Omit pictures and quote the listing below line by line, from its start through the line that holds "const radialTicks = [0, 2, 4, 6, 8, 10];".
>> START
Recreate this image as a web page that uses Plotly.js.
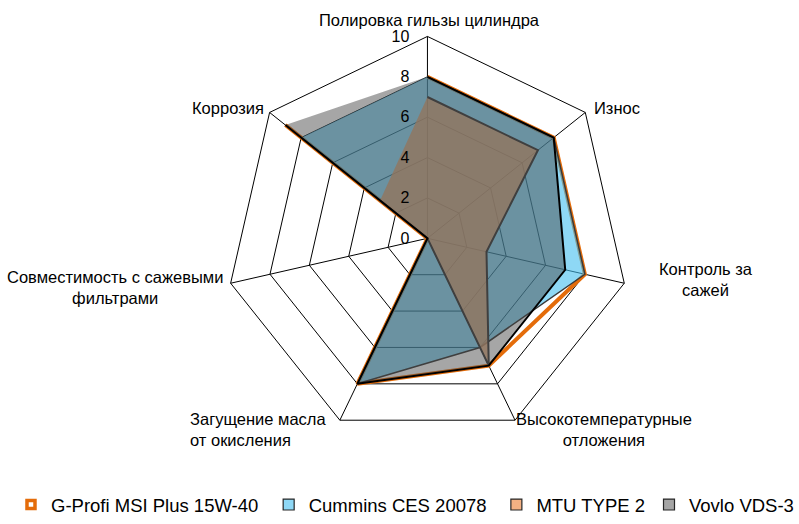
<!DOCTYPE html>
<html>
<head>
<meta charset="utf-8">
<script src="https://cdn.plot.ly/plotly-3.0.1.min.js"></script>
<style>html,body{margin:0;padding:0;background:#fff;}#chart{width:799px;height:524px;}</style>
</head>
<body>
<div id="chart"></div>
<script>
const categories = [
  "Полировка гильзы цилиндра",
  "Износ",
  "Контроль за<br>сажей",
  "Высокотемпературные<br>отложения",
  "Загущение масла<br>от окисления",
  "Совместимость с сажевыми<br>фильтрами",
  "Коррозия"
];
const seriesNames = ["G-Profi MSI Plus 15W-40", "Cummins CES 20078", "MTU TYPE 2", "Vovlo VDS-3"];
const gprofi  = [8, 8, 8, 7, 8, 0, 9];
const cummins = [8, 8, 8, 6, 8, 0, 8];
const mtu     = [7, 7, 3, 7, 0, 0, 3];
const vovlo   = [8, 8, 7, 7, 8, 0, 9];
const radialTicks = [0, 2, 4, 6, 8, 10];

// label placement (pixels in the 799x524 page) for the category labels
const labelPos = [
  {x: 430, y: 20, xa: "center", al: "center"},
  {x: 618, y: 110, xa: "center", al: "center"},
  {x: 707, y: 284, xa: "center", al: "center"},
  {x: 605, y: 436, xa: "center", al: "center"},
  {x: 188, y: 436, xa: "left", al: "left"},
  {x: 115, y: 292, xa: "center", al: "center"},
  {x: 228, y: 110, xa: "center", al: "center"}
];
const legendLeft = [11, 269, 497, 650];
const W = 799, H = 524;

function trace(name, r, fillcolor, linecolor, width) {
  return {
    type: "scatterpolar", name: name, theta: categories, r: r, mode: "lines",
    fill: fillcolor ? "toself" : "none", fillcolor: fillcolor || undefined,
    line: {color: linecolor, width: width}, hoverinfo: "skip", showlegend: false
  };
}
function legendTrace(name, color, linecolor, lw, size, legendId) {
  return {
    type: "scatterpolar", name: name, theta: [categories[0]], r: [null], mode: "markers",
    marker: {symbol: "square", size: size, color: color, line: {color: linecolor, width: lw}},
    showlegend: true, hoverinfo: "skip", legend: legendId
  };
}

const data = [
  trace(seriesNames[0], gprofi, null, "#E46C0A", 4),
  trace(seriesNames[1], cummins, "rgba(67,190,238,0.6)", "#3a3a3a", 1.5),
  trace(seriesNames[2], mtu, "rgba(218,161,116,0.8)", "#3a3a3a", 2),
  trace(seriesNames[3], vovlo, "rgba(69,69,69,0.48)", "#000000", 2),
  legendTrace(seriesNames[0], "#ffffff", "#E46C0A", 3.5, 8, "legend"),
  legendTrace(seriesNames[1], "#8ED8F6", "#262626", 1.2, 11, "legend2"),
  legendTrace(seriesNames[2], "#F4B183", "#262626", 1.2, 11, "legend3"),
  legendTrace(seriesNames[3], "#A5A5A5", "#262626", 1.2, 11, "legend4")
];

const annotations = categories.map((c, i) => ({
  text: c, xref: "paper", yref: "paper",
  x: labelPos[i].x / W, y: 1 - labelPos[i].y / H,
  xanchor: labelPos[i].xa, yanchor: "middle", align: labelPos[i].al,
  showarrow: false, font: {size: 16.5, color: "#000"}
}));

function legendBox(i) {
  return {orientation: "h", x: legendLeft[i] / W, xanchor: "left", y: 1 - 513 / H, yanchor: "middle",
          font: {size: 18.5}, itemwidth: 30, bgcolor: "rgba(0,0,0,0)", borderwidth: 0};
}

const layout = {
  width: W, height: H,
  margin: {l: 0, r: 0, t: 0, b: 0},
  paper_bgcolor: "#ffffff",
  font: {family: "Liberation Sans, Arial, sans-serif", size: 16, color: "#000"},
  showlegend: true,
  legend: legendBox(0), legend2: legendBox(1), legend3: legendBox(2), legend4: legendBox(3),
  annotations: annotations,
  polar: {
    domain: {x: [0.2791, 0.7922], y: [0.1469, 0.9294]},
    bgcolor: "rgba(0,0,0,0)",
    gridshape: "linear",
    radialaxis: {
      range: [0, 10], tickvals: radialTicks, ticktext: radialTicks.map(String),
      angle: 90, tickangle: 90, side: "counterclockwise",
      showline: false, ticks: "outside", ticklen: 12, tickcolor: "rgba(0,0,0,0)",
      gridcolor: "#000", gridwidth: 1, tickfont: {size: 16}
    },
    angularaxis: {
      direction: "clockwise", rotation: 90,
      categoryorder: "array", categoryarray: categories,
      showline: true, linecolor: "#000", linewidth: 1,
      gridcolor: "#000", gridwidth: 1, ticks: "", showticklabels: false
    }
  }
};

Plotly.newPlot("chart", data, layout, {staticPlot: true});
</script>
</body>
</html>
>> END
• **FINAL RESULT**:
Recreate this image as a web page that uses Plotly.js.
<!DOCTYPE html>
<html>
<head>
<meta charset="utf-8">
<script src="https://cdn.plot.ly/plotly-3.0.1.min.js"></script>
<style>html,body{margin:0;padding:0;background:#fff;}#chart{width:799px;height:524px;}</style>
</head>
<body>
<div id="chart"></div>
<script>
const categories = [
  "Полировка гильзы цилиндра",
  "Износ",
  "Контроль за<br>сажей",
  "Высокотемпературные<br>отложения",
  "Загущение масла<br>от окисления",
  "Совместимость с сажевыми<br>фильтрами",
  "Коррозия"
];
const seriesNames = ["G-Profi MSI Plus 15W-40", "Cummins CES 20078", "MTU TYPE 2", "Vovlo VDS-3"];
const gprofi  = [8, 8, 8, 7, 8, 0, 9];
const cummins = [8, 8, 8, 6, 8, 0, 8];
const mtu     = [7, 7, 3, 7, 0, 0, 3];
const vovlo   = [8, 8, 7, 7, 8, 0, 9];
const radialTicks = [0, 2, 4, 6, 8, 10];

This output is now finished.